McKesson & Robbins objected to the form of judgment against it on the ground the judgment would permit recovery by I. D. O. without first paying Bowar. We do not so read the language of the judgment, which provides that I. D. O. will have a judgment over against the defendant McKesson & Robbins. We interpret the word "over" to mean that I. D. O. should not recover on the judgment without first paying the judgment the defendant Bowar has secured against it, and likewise Bowar should not recover on his judgment against I. D. O. without his paying the judgment of the plaintiffs.
By the Court.—Judgment affirmed.
PER CURIAM (on motion for rehearing).
McKesson & Robbins, Inc., maintains that its additive was sold to I. D. O. Feed & Supply Corporation under the trade name of "Sow Lactation Premix."
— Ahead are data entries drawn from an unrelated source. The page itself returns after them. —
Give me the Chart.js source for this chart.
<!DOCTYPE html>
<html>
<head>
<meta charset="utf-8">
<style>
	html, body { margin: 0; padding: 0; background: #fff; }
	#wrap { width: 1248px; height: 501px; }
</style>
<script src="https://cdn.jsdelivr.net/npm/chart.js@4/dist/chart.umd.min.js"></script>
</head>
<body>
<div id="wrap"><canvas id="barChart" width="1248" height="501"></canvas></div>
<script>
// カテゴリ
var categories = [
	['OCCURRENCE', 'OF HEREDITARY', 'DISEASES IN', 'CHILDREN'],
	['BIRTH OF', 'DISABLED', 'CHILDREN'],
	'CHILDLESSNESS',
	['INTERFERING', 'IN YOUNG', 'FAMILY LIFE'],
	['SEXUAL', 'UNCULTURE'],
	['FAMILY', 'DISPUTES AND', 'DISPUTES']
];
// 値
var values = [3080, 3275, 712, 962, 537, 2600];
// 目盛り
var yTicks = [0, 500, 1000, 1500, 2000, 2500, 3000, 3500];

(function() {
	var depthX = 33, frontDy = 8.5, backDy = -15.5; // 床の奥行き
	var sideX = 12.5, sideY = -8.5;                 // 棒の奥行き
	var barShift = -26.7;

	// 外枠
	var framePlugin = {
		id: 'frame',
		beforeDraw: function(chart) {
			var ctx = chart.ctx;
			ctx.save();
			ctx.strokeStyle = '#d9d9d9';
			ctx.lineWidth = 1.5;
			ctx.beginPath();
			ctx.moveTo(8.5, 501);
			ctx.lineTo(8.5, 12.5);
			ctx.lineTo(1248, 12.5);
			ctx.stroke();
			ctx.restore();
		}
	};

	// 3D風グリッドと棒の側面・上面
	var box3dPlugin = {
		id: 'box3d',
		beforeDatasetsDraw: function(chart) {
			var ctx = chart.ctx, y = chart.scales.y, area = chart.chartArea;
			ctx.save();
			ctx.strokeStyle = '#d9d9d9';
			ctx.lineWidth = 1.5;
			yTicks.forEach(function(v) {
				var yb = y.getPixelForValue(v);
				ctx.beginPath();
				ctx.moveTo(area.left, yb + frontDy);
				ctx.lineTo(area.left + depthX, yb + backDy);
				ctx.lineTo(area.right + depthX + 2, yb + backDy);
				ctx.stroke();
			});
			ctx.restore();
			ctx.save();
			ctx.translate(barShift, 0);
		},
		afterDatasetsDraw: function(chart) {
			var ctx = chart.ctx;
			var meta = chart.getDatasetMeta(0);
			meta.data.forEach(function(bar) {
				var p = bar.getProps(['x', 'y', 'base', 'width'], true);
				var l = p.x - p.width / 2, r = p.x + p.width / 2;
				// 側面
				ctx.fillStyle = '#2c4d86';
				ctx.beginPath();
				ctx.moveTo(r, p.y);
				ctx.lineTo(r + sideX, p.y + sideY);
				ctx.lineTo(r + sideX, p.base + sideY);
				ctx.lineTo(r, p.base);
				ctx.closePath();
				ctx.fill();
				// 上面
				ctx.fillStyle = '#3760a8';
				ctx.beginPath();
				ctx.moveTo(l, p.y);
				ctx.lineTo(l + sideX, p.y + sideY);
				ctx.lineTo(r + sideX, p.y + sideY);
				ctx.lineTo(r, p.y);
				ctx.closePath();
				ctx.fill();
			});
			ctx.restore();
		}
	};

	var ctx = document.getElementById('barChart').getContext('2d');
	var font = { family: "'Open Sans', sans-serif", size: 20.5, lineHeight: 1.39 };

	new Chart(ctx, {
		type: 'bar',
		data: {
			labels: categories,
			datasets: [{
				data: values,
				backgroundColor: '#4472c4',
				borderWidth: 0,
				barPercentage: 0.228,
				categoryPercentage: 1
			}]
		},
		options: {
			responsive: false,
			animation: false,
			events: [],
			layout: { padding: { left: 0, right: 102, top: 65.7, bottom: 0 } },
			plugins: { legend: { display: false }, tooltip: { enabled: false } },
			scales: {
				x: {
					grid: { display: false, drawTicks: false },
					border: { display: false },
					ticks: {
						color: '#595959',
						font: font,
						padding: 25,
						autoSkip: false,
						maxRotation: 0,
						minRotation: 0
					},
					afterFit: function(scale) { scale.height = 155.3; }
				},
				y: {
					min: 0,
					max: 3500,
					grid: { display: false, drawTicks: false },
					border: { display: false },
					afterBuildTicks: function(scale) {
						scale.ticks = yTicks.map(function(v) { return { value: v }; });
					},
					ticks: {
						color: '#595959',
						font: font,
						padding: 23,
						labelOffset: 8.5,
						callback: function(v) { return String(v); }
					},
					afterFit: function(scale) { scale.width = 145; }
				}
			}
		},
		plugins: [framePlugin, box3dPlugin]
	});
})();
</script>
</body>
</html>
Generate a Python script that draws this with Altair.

Sec. 121.15 (4), Stats., provides:
"In the case of a contract to sell or a sale of a specified article under its patent or other trade name, there is no implied warranty as to its fitness for any particular purpose."
Based on this statute, McKesson & Robbins, Inc., contends that I. D. O. is precluded from obtaining the benefit of an implied warranty because of the use of the trade name. This argument overlooks the important fact that sec. 121.15 (4), Stats., precludes an implied warranty only as to fitness for a particular purpose (sec. 121.15 (1)) but does not bar an implied warranty that goods are of a merchantable quality (sec. 121.15 (2)).
This distinction is recognized in 1 Williston, Sales (rev. ed.), p. 616, sec. 236a:
"Though the buyer by selecting goods sold under a patent or trade name cannot have an implied warranty that they are fit for his special purpose he may nevertheless rely on the seller for furnishing goods that are properly manufactured and are fit for the general purpose for which they are manufactured. In such a case the statement of the English court is sound: `The implied condition [i.e. warranty] that the goods are of merchantable quality applies to all goods bought from a seller who deals in goods of that description, whether they are sold under a patent or trade name or otherwise.' The American authorities under the Sales Act support the statement."
See also Henningsen v. Bloomfield Motors, Inc. (1960), 32 N.J. 358, 161 Atl. (2d) 69.
The motion for rehearing is denied, with $25 costs.